When designing a URL shortener that is able to handle millions of users, we need to consider both functional and non-functional requirements:
Functional Requirements:
Accept a long URL and return a unique short URL
Redirect users from short URLs to original URLs
Support custom short URLs (when available)
Provide basic analytics on link usage
Allow URLs to expire after a set time
Non-functional Requirements:
High availability: The service should be available 99.9% of the time
Low latency: Redirections should happen in under 100ms
Scalability: Handle 100 million daily active users
Durability: Short URLs shouldn't be lost for 5 years
Capacity Planning
Before thinking about a possible design, we need to understand what we're dealing with in terms of scale. Here is where some back-of-the-envelope calculation comes into play. If we assume 100 million daily active users, we can estimate:
Write operations: If each user creates three short URLs per month on average, that's about 115 new URLs created per second (300M URLs / (30 days * 86400 sec)
Read operations: URL shorteners are heavily read-focused. With a 100:1 read-to-write ratio, we're looking at about 11,500 redirections per second on average
Storage: Each URL record is at least 500 bytes (urlIdD, creationDate, userID, longURL). Over 5 years, this means we'd need about 10TB of storage
Bandwidth: Peak traffic could reach several MB/s for serving redirections
This scale means we can't rely on a single server or a simple database setup. We need a distributed system that can handle traffic spikes, store data reliably, and provide fast responses globally.
System Architecture Overview
A URL shortener has two main jobs: to shorten URLs and redirect users to different pages. At a very high level, a system supporting these operations consists of multiple components working together.
The API Layer handles incoming requests from users and applications. It includes Web servers that process HTTP requests, load balancers to distribute traffic evenly, and rate limiters to prevent abuse.
The Application Services carry out the business logic components. For example, the URL shortening service creates short URLs, the redirection service looks up original URLs, and the analytics service keeps track of usage.
The Data Layer is in charge of storing information. We need a primary database for URL maps, a cache layer for frequently accessed URLs, and an analytics database to track clicks and measure performance.
The process of creating a short URL (the write path) begins with the user submitting a long URL through the API. The system then comes up with a unique short identifier and encodes it for readability. After the mapping is stored in the database, the system gives the user the short URL. This could be how the REST API for that service looks:
POST /shorten
{
"long_url": "https://example.com/very/long/path",
"custom_alias": "mylink" (optional),
"expires_at": "2024-12-31" (optional)
}
Response:
{
"short_url": "https://short.ly/abc123",
"created_at": "2024-01-15T10:30:00Z"
}
The process of redirecting a short URL to the original one (the read path) begins with the user clicking a short URL. The system retrieves the identifier from the URL and checks the cache for the corresponding mapping. If the answer is not already in the cache, it asks the database for it and adds it to the cache. Finally, it redirects the user back to the original URL. This could be how the REST API for that service looks:
GET /abc123
Response:
HTTP 301 Moved Permanently
Location: https://example.com/very/long/path
The Core Challenge: Generating Short URLs
The most important thing about any URL shortener is how it makes new short URLs. At first, this may seem easy, but it gets much harder when you need to make millions of unique identifiers that are readable, don't collide, and can't be predicted.
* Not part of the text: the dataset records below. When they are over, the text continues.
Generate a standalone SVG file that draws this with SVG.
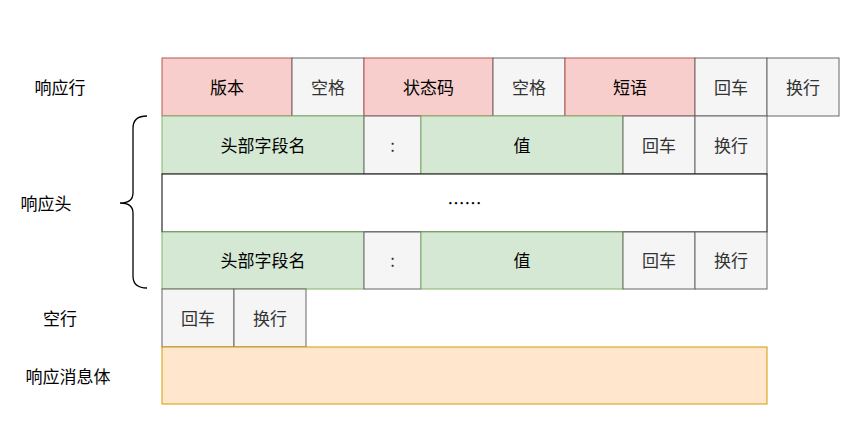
<svg xmlns="http://www.w3.org/2000/svg" width="851" height="430" viewBox="0 0 851 430">
<style>
text{font-family:"Noto Sans CJK SC","Liberation Sans",sans-serif;font-size:17px;text-anchor:middle;dominant-baseline:central;fill:#000}
.r rect{fill:#f8cecc;stroke:#b85450}
.g rect{fill:#f5f5f5;stroke:#666666}
.g text{fill:#333333}
.gr rect{fill:#d5e8d4;stroke:#82b366}
.w rect{fill:#ffffff;stroke:#000000}
.o rect{fill:#ffe6cc;stroke:#d79b00}
rect{stroke-width:1}
.lbl{fill:#000}
</style>
<rect width="851" height="430" fill="#fff"/>
<g id="labels">
<text class="lbl" x="60" y="86">响应行</text>
<text class="lbl" x="46" y="202">响应头</text>
<text class="lbl" x="60" y="317">空行</text>
<text class="lbl" x="68" y="375">响应消息体</text>
</g>
<g id="connectors">
<path d="M147,116 Q133,116 133,128 L133,193 Q133,203 120,203 Q133,203 133,213 L133,276 Q133,288 147,288" fill="none" stroke="#000" stroke-width="1.3"/>
</g>
<g id="row1">
<g id="version" class="r"><rect x="162" y="58" width="130" height="58"/><text x="227" y="86">版本</text></g>
<g id="space1" class="g"><rect x="292" y="58" width="72" height="58"/><text x="328" y="86">空格</text></g>
<g id="status" class="r"><rect x="364" y="58" width="129" height="58"/><text x="428.5" y="86">状态码</text></g>
<g id="space2" class="g"><rect x="493" y="58" width="72" height="58"/><text x="529" y="86">空格</text></g>
<g id="phrase" class="r"><rect x="565" y="58" width="130" height="58"/><text x="630" y="86">短语</text></g>
<g id="cr1" class="g"><rect x="695" y="58" width="72" height="58"/><text x="731" y="86">回车</text></g>
<g id="lf1" class="g"><rect x="767" y="58" width="72" height="58"/><text x="803" y="86">换行</text></g>
</g>
<g id="header1">
<g id="name1" class="gr"><rect x="162" y="116" width="202" height="58"/><text x="263" y="144">头部字段名</text></g>
<g id="colon1" class="g"><rect x="364" y="116" width="57" height="58"/><text x="392.5" y="144">:</text></g>
<g id="value1" class="gr"><rect x="421" y="116" width="202" height="58"/><text x="522" y="144">值</text></g>
<g id="cr2" class="g"><rect x="623" y="116" width="72" height="58"/><text x="659" y="144">回车</text></g>
<g id="lf2" class="g"><rect x="695" y="116" width="72" height="58"/><text x="731" y="144">换行</text></g>
</g>
<g id="dots" class="w"><rect x="162" y="174" width="605" height="58"/><text x="464.5" y="202">……</text></g>
<g id="header2">
<g id="name2" class="gr"><rect x="162" y="232" width="202" height="57"/><text x="263" y="259.5">头部字段名</text></g>
<g id="colon2" class="g"><rect x="364" y="232" width="57" height="57"/><text x="392.5" y="259.5">:</text></g>
<g id="value2" class="gr"><rect x="421" y="232" width="202" height="57"/><text x="522" y="259.5">值</text></g>
<g id="cr3" class="g"><rect x="623" y="232" width="72" height="57"/><text x="659" y="259.5">回车</text></g>
<g id="lf3" class="g"><rect x="695" y="232" width="72" height="57"/><text x="731" y="259.5">换行</text></g>
</g>
<g id="emptyline">
<g id="cr4" class="g"><rect x="162" y="289" width="72" height="58"/><text x="198" y="317">回车</text></g>
<g id="lf4" class="g"><rect x="234" y="289" width="72" height="58"/><text x="270" y="317">换行</text></g>
</g>
<g id="body" class="o"><rect x="162" y="347" width="605" height="57"/></g>
</svg>
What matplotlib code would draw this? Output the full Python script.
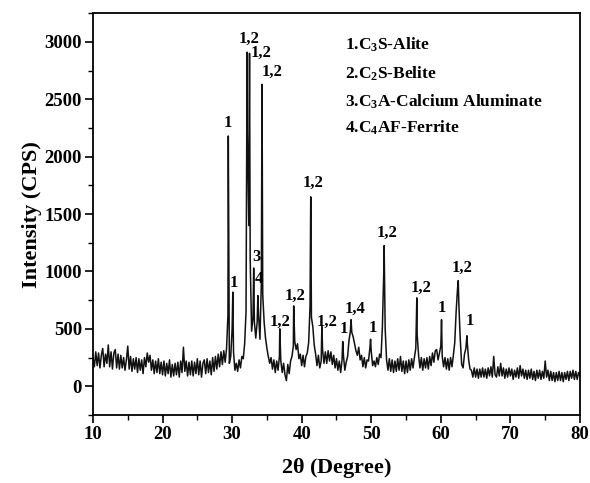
import numpy as np
import matplotlib
matplotlib.use("Agg")
from matplotlib import pyplot as plt
from matplotlib.ticker import MultipleLocator

# background counts, one value every 0.2 deg from 10 to 80
bg_start = 10.0
bg_step = 0.2
background = [
    250, 170, 300, 180, 290, 160, 270, 330, 170, 280,   # 10
    200, 360, 170, 300, 150, 290, 320, 160, 280, 150,   # 12
    270, 160, 250, 140, 230, 350, 150, 260, 130, 240,   # 14
    150, 250, 120, 240, 140, 230, 110, 250, 170, 290,   # 16
    210, 270, 140, 230, 110, 220, 120, 240, 110, 210,   # 18
    100, 220, 90, 200, 110, 230, 80, 190, 90, 200,      # 20
    100, 210, 80, 220, 120, 340, 130, 220, 90, 210,     # 22
    100, 220, 90, 210, 110, 240, 100, 220, 80, 200,     # 24
    230, 110, 240, 120, 220, 100, 250, 130, 260, 150,   # 26
    280, 170, 300, 190, 310, 210, 330, 620, 200, 260,   # 28
    500, 300, 140, 200, 130, 230, 160, 260, 240, 370,   # 30
    650, 2200, 1400, 1100, 480, 600, 560, 420, 560, 620,  # 32
    410, 900, 800, 560, 420, 330, 260, 200, 250, 150,   # 34
    230, 120, 220, 140, 260, 220, 120, 200, 100, 50,    # 36
    190, 110, 220, 260, 350, 390, 320, 370, 240, 280,   # 38
    180, 270, 170, 260, 290, 380, 700, 600, 520, 360,   # 40
    280, 180, 270, 160, 220, 320, 200, 300, 200, 310,   # 42
    220, 300, 190, 270, 160, 240, 140, 220, 120, 230,   # 44
    270, 140, 210, 260, 400, 480, 470, 430, 370, 310,   # 46
    270, 340, 230, 270, 170, 250, 160, 230, 220, 330,   # 48
    300, 180, 220, 170, 250, 190, 280, 250, 520, 1000,  # 50
    500, 230, 140, 240, 130, 230, 120, 220, 130, 240,   # 52
    140, 260, 130, 220, 110, 220, 120, 230, 140, 240,   # 54
    160, 250, 330, 450, 270, 160, 250, 140, 240, 160,   # 56
    250, 150, 260, 180, 290, 210, 310, 320, 230, 290,   # 58
    350, 260, 170, 250, 150, 240, 140, 250, 170, 270,   # 60
    380, 650, 850, 700, 400, 190, 160, 280, 330, 380,   # 62
    230, 150, 140, 80, 160, 80, 150, 70, 150, 80,       # 64
    160, 80, 150, 70, 160, 90, 170, 80, 260, 100,       # 66
    80, 170, 90, 200, 90, 160, 70, 150, 80, 160,        # 68
    90, 150, 60, 140, 80, 160, 70, 180, 90, 150,        # 70
    70, 140, 60, 140, 70, 150, 60, 130, 50, 140,        # 72
    70, 140, 60, 130, 70, 220, 80, 140, 50, 130,        # 74
    50, 120, 40, 120, 50, 130, 50, 120, 40, 120,        # 76
    60, 130, 50, 130, 70, 140, 60, 130, 60, 120,        # 78
    90,                                                 # 80
]

# peak tops
peak_2theta = [29.45, 30.1, 32.15, 32.5, 33.1, 33.7, 34.3, 36.85, 38.85, 41.3,
               42.9, 45.9, 47.1, 49.9, 51.85, 56.55, 60.1, 62.5, 63.75]
peak_cps = [2180, 820, 2910, 2900, 1030, 790, 2630, 500, 700, 1650,
            520, 390, 580, 410, 1225, 770, 580, 920, 440]

# phase labels: text, x, y
label_text = ['1', '1', '1,2', '1,2', '1,2', '3', '4', '1,2', '1,2', '1,2',
              '1,2', '1', '1,4', '1', '1,2', '1,2', '1', '1,2', '1']
label_x = [29.4, 30.2, 32.4, 34.1, 35.7, 33.5, 33.8, 36.9, 39.0, 41.65,
           43.6, 46.1, 47.7, 50.2, 52.3, 57.2, 60.2, 63.0, 64.2]
label_y = [2290, 900, 3030, 2900, 2735, 1130, 935, 565, 785, 1770,
           565, 495, 670, 510, 1335, 855, 685, 1030, 565]

legend_lines = [r'1.C$_3$S-Alite', r'2.C$_2$S-Belite',
                r'3.C$_3$A-Calcium Aluminate', r'4.C$_4$AF-Ferrite']
legend_y = [2970, 2725, 2475, 2250]

plt.rcParams['font.family'] = ['Liberation Serif', 'DejaVu Serif']
plt.rcParams['font.weight'] = 'bold'
plt.rcParams['mathtext.default'] = 'regular'

bg_x = bg_start + bg_step * np.arange(len(background))
x = np.concatenate([bg_x, peak_2theta])
y = np.concatenate([background, peak_cps])
order = np.argsort(x, kind='stable')

fig = plt.figure(figsize=(5.9, 4.83), dpi=100)
ax = fig.add_axes([0.1576, 0.1408, 0.8254, 0.832])
ax.plot(x[order], y[order], color='#111111', lw=1.1)

for t, lx, ly in zip(label_text, label_x, label_y):
    ax.text(lx, ly, t, ha='center', va='center', fontsize=12, fontweight='bold')

for t, ly in zip(legend_lines, legend_y):
    ax.text(46.2, ly, t, ha='left', va='center', fontsize=12.5, fontweight='bold')

ax.set_xlim(10, 80)
ax.set_ylim(-250, 3250)
ax.xaxis.set_major_locator(MultipleLocator(10))
ax.xaxis.set_minor_locator(MultipleLocator(5))
ax.yaxis.set_major_locator(MultipleLocator(500))
ax.yaxis.set_minor_locator(MultipleLocator(250))
ax.tick_params(which='major', direction='out', length=6, width=1.2, labelsize=13.5, pad=2)
ax.tick_params(which='minor', direction='out', length=3.5, width=1.0)
for s in ax.spines.values():
    s.set_linewidth(1.3)
for lab in ax.get_xticklabels() + ax.get_yticklabels():
    lab.set_fontweight('bold')

ax.set_xlabel(r'2$\theta$ (Degree)', fontsize=16, fontweight='bold', labelpad=9)
ax.set_ylabel('Intensity (CPS)', fontsize=16, fontweight='bold', labelpad=2)

fig.savefig('out.png', dpi=100)
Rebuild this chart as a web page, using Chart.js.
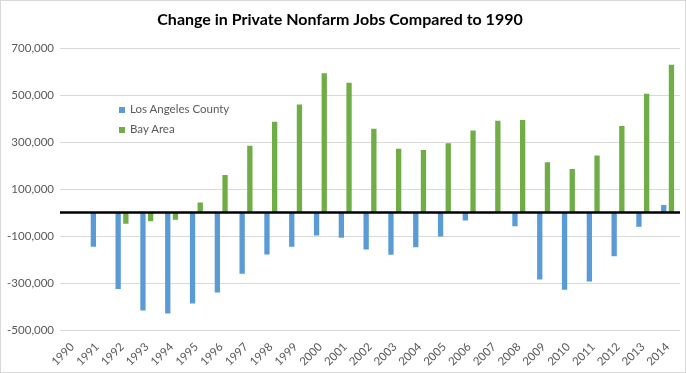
<!DOCTYPE html>
<html>
<head>
<meta charset="utf-8">
<script src="https://cdn.jsdelivr.net/npm/chart.js@4"></script>
<style>
    body { margin: 0; background: #fff; }
    #wrap { position: relative; width: 686px; height: 373px; }
    #frame { position: absolute; left: 0; top: 0; width: 686px; height: 373px; box-sizing: border-box; border: 1px solid #d9d9d9; pointer-events: none; }
    #legend { position: absolute; left: 119px; top: 101px; font-family: Lato, sans-serif; font-size: 11.5px; color: #595959; }
    #legend div { height: 20px; line-height: 16px; white-space: nowrap; }
    #legend span.box { display: inline-block; width: 6px; height: 6px; margin-right: 5px; vertical-align: 0px; }
</style>
</head>
<body>
<div id="wrap">
    <canvas id="chart" width="686" height="373"></canvas>
    <div id="legend"></div>
    <div id="frame"></div>
</div>
<script>
const years = ['1990', '1991', '1992', '1993', '1994', '1995', '1996', '1997', '1998', '1999',
    '2000', '2001', '2002', '2003', '2004', '2005', '2006', '2007', '2008', '2009',
    '2010', '2011', '2012', '2013', '2014'];

const losAngeles = [0, -145000, -325000, -417000, -430000, -387000, -340000, -260000, -179000, -145000,
    -98000, -107000, -157000, -180000, -148000, -102000, -34000, 0, -58000, -285000,
    -329000, -294000, -186000, -60000, 32000];

const bayArea = [0, 0, -48000, -37000, -31000, 43000, 160000, 285000, 387000, 460000,
    593000, 553000, 357000, 272000, 267000, 295000, 350000, 391000, 394000, 214000,
    186000, 243000, 369000, 506000, 630000];

const yTicks = { min: -500000, max: 700000, step: 200000 };

const textGray = '#595959';
const fontName = 'Lato, sans-serif';

// heavy black line at zero, drawn through the y scale
const zeroLine = {
    id: 'zeroLine',
    afterDatasetsDraw(chart) {
        const y = chart.scales.y.getPixelForValue(0);
        const area = chart.chartArea;
        const ctx = chart.ctx;
        ctx.save();
        ctx.strokeStyle = '#000';
        ctx.lineWidth = 2.5;
        ctx.beginPath();
        ctx.moveTo(area.left, y);
        ctx.lineTo(area.right, y);
        ctx.stroke();
        ctx.restore();
    }
};

const chart = new Chart(document.getElementById('chart').getContext('2d'), {
    type: 'bar',
    data: {
        labels: years,
        datasets: [
            { label: 'Los Angeles County', data: losAngeles, backgroundColor: '#5b9bd5' },
            { label: 'Bay Area', data: bayArea, backgroundColor: '#70ad47' }
        ]
    },
    options: {
        responsive: false,
        animation: false,
        datasets: {
            bar: { categoryPercentage: 0.62, barPercentage: 0.69 }
        },
        layout: { padding: { left: 0, right: 6, top: 0, bottom: 0 } },
        plugins: {
            legend: { display: false },
            tooltip: { enabled: false },
            title: {
                display: true,
                text: 'Change in Private Nonfarm Jobs Compared to 1990',
                color: '#000',
                font: { family: fontName, size: 16, weight: 'bold' },
                padding: { top: 10, bottom: 19 }
            }
        },
        scales: {
            x: {
                grid: { display: false },
                border: { display: false },
                ticks: {
                    color: textGray,
                    font: { family: fontName, size: 11.5 },
                    minRotation: 45,
                    maxRotation: 45,
                    autoSkip: false,
                    padding: 2
                },
                afterFit(scale) { scale.height = 43; }
            },
            y: {
                min: yTicks.min,
                max: yTicks.max,
                grid: { color: '#d9d9d9', drawTicks: false },
                border: { display: false },
                ticks: {
                    stepSize: yTicks.step,
                    color: textGray,
                    font: { family: fontName, size: 11.5 },
                    padding: 6,
                    callback: v => v.toLocaleString('en-US')
                },
                afterFit(scale) { scale.width = 60; }
            }
        }
    },
    plugins: [zeroLine]
});

const legend = document.getElementById('legend');
chart.data.datasets.forEach(ds => {
    const row = document.createElement('div');
    const box = document.createElement('span');
    box.className = 'box';
    box.style.background = ds.backgroundColor;
    row.appendChild(box);
    row.appendChild(document.createTextNode(ds.label));
    legend.appendChild(row);
});
</script>
</body>
</html>
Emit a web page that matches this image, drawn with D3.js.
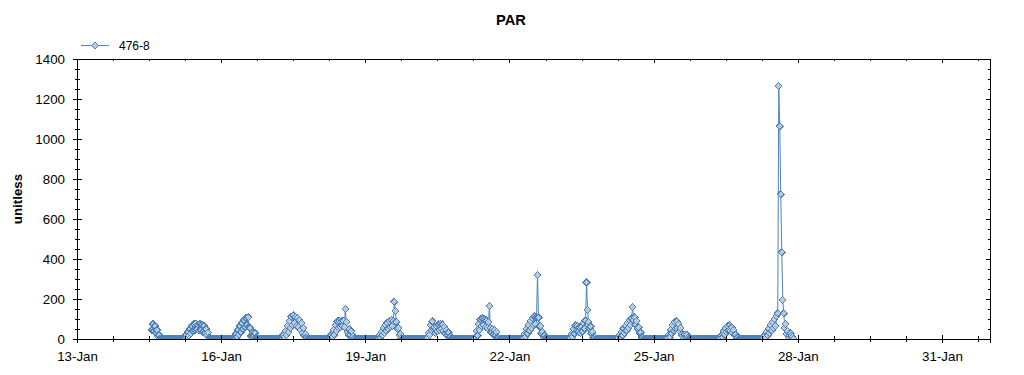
<!DOCTYPE html>
<html>
<head>
<meta charset="utf-8">
<script src="https://cdn.jsdelivr.net/npm/d3@7"></script>
<style>
  html, body { margin: 0; padding: 0; background: #fff; }
  svg { display: block; font-family: "Liberation Sans", Arial, sans-serif; }
</style>
</head>
<body>
<svg id="chart" width="1024" height="375"></svg>
<script>
// ---------------- DATA ----------------
const chartTitle = "PAR";
const yAxisTitle = "unitless";
const seriesName = "476-8";
const sampleStart = "2010-01-14T13:30";   // first sample
const stepMinutes = 30;                    // sampling interval

// values per day (half-hour samples; jan14 begins at 13:30, others at 00:00)
const jan14 = [45,75,40,65,30,45,12,20,0, 0,0,0,0,0,0,0,0,0,0,0,0];
const jan15 = [0,0,0,0,0,0,0,0,0,0,0,0,
  5,20,8,35,18,50,28,65,40,75,45,78,50,72,42,75,45,70,35,65,30,50,18,32,8,6,0,
  0,0,0,0,0,0,0,0,0];
const jan16 = [0,0,0,0,0,0,0,0,0,0,0,0,0,0,
  5,25,10,45,22,65,35,80,50,95,60,105,70,108,60,55,15,10,32,15,30,8,6,0,
  0,0,0,0,0,0,0,0,0,0];
const jan17 = [0,0,0,0,0,0,0,0,0,0,0,0,0,
  5,22,8,40,20,65,35,90,55,112,70,118,80,110,65,105,60,95,45,80,30,55,18,25,6,0,
  0,0,0,0,0,0,0,0,0];
const jan18 = [0,0,0,0,0,0,0,0,0,0,0,0,0,
  5,22,8,45,22,70,40,88,55,92,60,90,65,92,60,150,85,35,20,48,18,38,10,15,4,0,
  0,0,0,0,0,0,0,0,0];
const jan19 = [0,0,0,0,0,0,0,0,0,0,0,0,0,
  5,18,6,35,18,55,30,70,42,82,52,90,60,95,65,90,187,140,87,50,55,20,25,4,0,
  0,0,0,0,0,0,0,0,0,0];
const jan20 = [0,0,0,0,0,0,0,0,0,0,0,0,0,0,
  5,30,20,70,45,88,50,58,30,65,38,72,45,75,50,72,40,60,28,45,18,32,8,12,2,0,
  0,0,0,0,0,0,0,0];
const jan21 = [0,0,0,0,0,0,0,0,0,0,0,0,0,0,
  10,40,18,75,45,98,65,102,70,98,60,92,55,85,165,55,32,50,22,45,18,35,8,6,0,
  0,0,0,0,0,0,0,0,0];
const jan22 = [0,0,0,0,0,0,0,0,0,0,0,0,0,0,
  5,25,10,50,28,70,42,90,55,105,70,112,75,108,320,108,62,65,28,35,10,18,4,3,0,
  0,0,0,0,0,0,0,0,0];
const jan23 = [0,0,0,0,0,0,0,0,0,0,0,0,0,
  5,25,10,50,28,68,40,65,38,58,30,60,38,80,52,92,283,145,85,52,62,28,35,8,6,0,
  0,0,0,0,0,0,0,0,0];
const jan24 = [0,0,0,0,0,0,0,0,0,0,0,0,0,
  5,20,6,35,18,52,30,66,42,80,55,95,70,102,160,95,108,72,90,52,58,28,32,8,6,0,
  0,0,0,0,0,0,0,0,0];
const jan25 = [0,0,0,0,0,0,0,0,0,0,0,0,0,0,
  5,22,8,46,28,70,42,85,52,88,55,75,38,55,20,15,5,22,8,22,6,0,
  0,0,0,0,0,0,0,0,0,0,0,0];
const jan26 = [0,0,0,0,0,0,0,0,0,0,0,0,0,0,0,0,0,0,0,
  5,18,8,38,22,55,35,65,42,68,40,58,30,45,18,22,6,5,0,
  0,0,0,0,0,0,0,0,0,0];
const jan27 = [0,0,0,0,0,0,0,0,0,0,0,0,0,0,
  5,18,6,35,18,52,30,70,42,85,55,100,65,115,128,1265,1063,723,433,195,128,55,75,25,40,8,18,28,15,10,0];

const xDomain = ["2010-01-13T00:00", "2010-02-01T00:00"];
const xTickDates = ["2010-01-13T00:00","2010-01-16T00:00","2010-01-19T00:00","2010-01-22T00:00",
                    "2010-01-25T00:00","2010-01-28T00:00","2010-01-31T00:00"];
const xTickLabels = ["13-Jan","16-Jan","19-Jan","22-Jan","25-Jan","28-Jan","31-Jan"];
const xMinorStepHours = 18;
const yTicks = [0,200,400,600,800,1000,1200,1400];
const yMinorStep = 50;
const yMax = 1400;

// ---------------- BUILD ----------------
const parse = d3.utcParse("%Y-%m-%dT%H:%M");
const t0 = parse(sampleStart).getTime();
const allValues = [].concat(jan14, jan15, jan16, jan17, jan18, jan19, jan20,
                            jan21, jan22, jan23, jan24, jan25, jan26, jan27);
const data = allValues.map((v, i) => ({ t: new Date(t0 + i * stepMinutes * 60000), v }));

const lineColor = "#4f81bd";
const markerFill = "#b9cbd8";

const svg = d3.select("#chart");
const L = 77, R = 990, T = 59, B = 339;

const x = d3.scaleUtc().domain(xDomain.map(parse)).range([L, R]);
const y = d3.scaleLinear().domain([0, yMax]).range([B, T]);

// Title
svg.append("text").attr("x", 511).attr("y", 25).attr("text-anchor", "middle")
  .attr("font-size", "14.67px").attr("font-weight", "bold").text(chartTitle);

// Y axis title
svg.append("text").attr("transform", `translate(22,${(T + B) / 2}) rotate(-90)`)
  .attr("text-anchor", "middle").attr("font-size", "13.33px").attr("font-weight", "bold")
  .text(yAxisTitle);

// Legend
const lg = svg.append("g").attr("transform", "translate(81,45)");
lg.append("line").attr("x1", 0).attr("x2", 28).attr("y1", 0.5).attr("y2", 0.5)
  .attr("stroke", lineColor).attr("stroke-width", 1);
const diamond = "M0,-3.5L3.5,0L0,3.5L-3.5,0Z";
lg.append("path").attr("d", diamond).attr("transform", "translate(14,0.5)")
  .attr("fill", markerFill).attr("stroke", lineColor).attr("stroke-width", 1);
lg.append("text").attr("x", 38).attr("y", 5).attr("font-size", "12px").text(seriesName);

// Data (clipped to plot area)
svg.append("clipPath").attr("id", "plotclip").append("rect")
  .attr("x", L).attr("y", T).attr("width", R - L + 1).attr("height", B - T + 0.5);
const plot = svg.append("g").attr("clip-path", "url(#plotclip)");

const line = d3.line().x(d => x(d.t)).y(d => y(d.v));
plot.append("path").datum(data).attr("d", line).attr("fill", "none")
  .attr("stroke", lineColor).attr("stroke-width", 1);

plot.selectAll("path.mk").data(data).join("path").attr("class", "mk")
  .attr("d", diamond)
  .attr("transform", d => `translate(${x(d.t)},${y(d.v)})`)
  .attr("fill", markerFill).attr("stroke", lineColor).attr("stroke-width", 1)
  .attr("shape-rendering", "crispEdges");

// Axes
const majorX = xTickDates.map(parse);
const labelOf = new Map(majorX.map((d, i) => [+d, xTickLabels[i]]));
const xd = x.domain();
const minorX = d3.range(0, (xd[1] - xd[0]) / 3600000 + 1, xMinorStepHours)
  .map(h => new Date(+xd[0] + h * 3600000)).filter(d => !labelOf.has(+d));
const minorY = d3.range(0, yMax + 1, yMinorStep).filter(v => !yTicks.includes(v));

function styleAxis(g) {
  g.selectAll("path.domain").attr("stroke", "#000");
  g.selectAll("line").attr("stroke", "#000");
  g.attr("shape-rendering", "crispEdges");
}

// bottom
const gb = svg.append("g").attr("transform", `translate(0,${B})`)
  .call(d3.axisBottom(x).tickValues(majorX).tickFormat(d => labelOf.get(+d)).tickSizeOuter(0).tickSize(4));
gb.selectAll(".tick line").attr("y1", -4).attr("y2", 4);
gb.selectAll(".tick text").attr("y", 21.5).attr("dy", 0).attr("font-size", "13.33px")
  .attr("font-family", "Liberation Sans, Arial, sans-serif").attr("fill", "#000");
styleAxis(gb);
const gbm = svg.append("g").attr("transform", `translate(0,${B})`)
  .call(d3.axisBottom(x).tickValues(minorX).tickFormat("").tickSizeOuter(0).tickSize(3));
gbm.select("path.domain").remove();
gbm.selectAll(".tick line").attr("y1", -3).attr("y2", 3);
styleAxis(gbm);

// top
const gt = svg.append("g").attr("transform", `translate(0,${T})`)
  .call(d3.axisTop(x).tickValues(majorX).tickFormat("").tickSizeOuter(0).tickSize(-4));
styleAxis(gt);
const gtm = svg.append("g").attr("transform", `translate(0,${T})`)
  .call(d3.axisTop(x).tickValues(minorX).tickFormat("").tickSizeOuter(0).tickSize(-2));
gtm.select("path.domain").remove();
styleAxis(gtm);

// left
const gl = svg.append("g").attr("transform", `translate(${L},0)`)
  .call(d3.axisLeft(y).tickValues(yTicks).tickFormat(d3.format("d")).tickSizeOuter(0).tickSize(4));
gl.selectAll(".tick line").attr("x1", 5).attr("x2", -4);
gl.selectAll(".tick text").attr("x", -12).attr("dy", "0.36em").attr("font-size", "13.33px")
  .attr("font-family", "Liberation Sans, Arial, sans-serif").attr("fill", "#000");
styleAxis(gl);
const glm = svg.append("g").attr("transform", `translate(${L},0)`)
  .call(d3.axisLeft(y).tickValues(minorY).tickFormat("").tickSizeOuter(0).tickSize(2));
glm.select("path.domain").remove();
glm.selectAll(".tick line").attr("x1", 3).attr("x2", -2);
styleAxis(glm);

// right
const gr = svg.append("g").attr("transform", `translate(${R},0)`)
  .call(d3.axisRight(y).tickValues(yTicks).tickFormat("").tickSizeOuter(0).tickSize(-4));
styleAxis(gr);
const grm = svg.append("g").attr("transform", `translate(${R},0)`)
  .call(d3.axisRight(y).tickValues(minorY).tickFormat("").tickSizeOuter(0).tickSize(-2));
grm.select("path.domain").remove();
styleAxis(grm);
</script>
</body>
</html>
Before diving into solutions, let's understand what makes a good short URL:
Collision-free: for the system to work, it's absolutely critical that no two different long URLs should ever get the same short URL.
Readable: The short URL should only contain alphanumeric characters.
Non-predictable: It shouldn't be possible to guess the following short URL based on previous ones. This prevents people from scanning your entire database.
Short length: Ideally, seven characters or fewer to keep URLs truly "short."
The encoding method is the first thing that needs to be chosen. Encoding changes the form of data from one type to another, and it's necessary to improve the readability of the short URL and make it less error-prone. A lot of binary-to-text encodings could be used. Base32 uses an alphabet of 32 digits (A–V, 0–9) to represent different sets of 5 bits, while Base64 uses an alphabet of 64 digits (a-z, A-Z, 0–9, +,/) to represent different sets of 6 bits.
To meet the scalability requirements, we need an encoding that can create 18 billion unique identifiers (300 million URLs per month times 12 months times 5 years). If we assume the URLs are 7-character long, the Base32 format can hold about 34 billion IDs (32ˆ7), which is enough, but it doesn't represent lowercase characters. Base64 can hold about 4 trillion (64ˆ7) IDs and satisfy all the system's needs. Another good option is the Base58 encoding, which avoids non-distinguishable characters such as capital O and 0, or capital I and lowercase L.
Now that we discussed encoding formats, let's look at three different ways to generate these short URLs and see why some work better than others.
The easiest idea that comes to mind is generating random IDs. You could use UUIDs or pick random characters and hope for the best. However, this doesn't work on scale. With millions of URLs, you'll start getting collisions frequently, which will break the 1:1 mapping requirement. To fix this, you'd have to check each time you make a new URL if that random ID already exists, which becomes a performance bottleneck. Also, multiple servers generating random IDs would need to coordinate to avoid conflicts.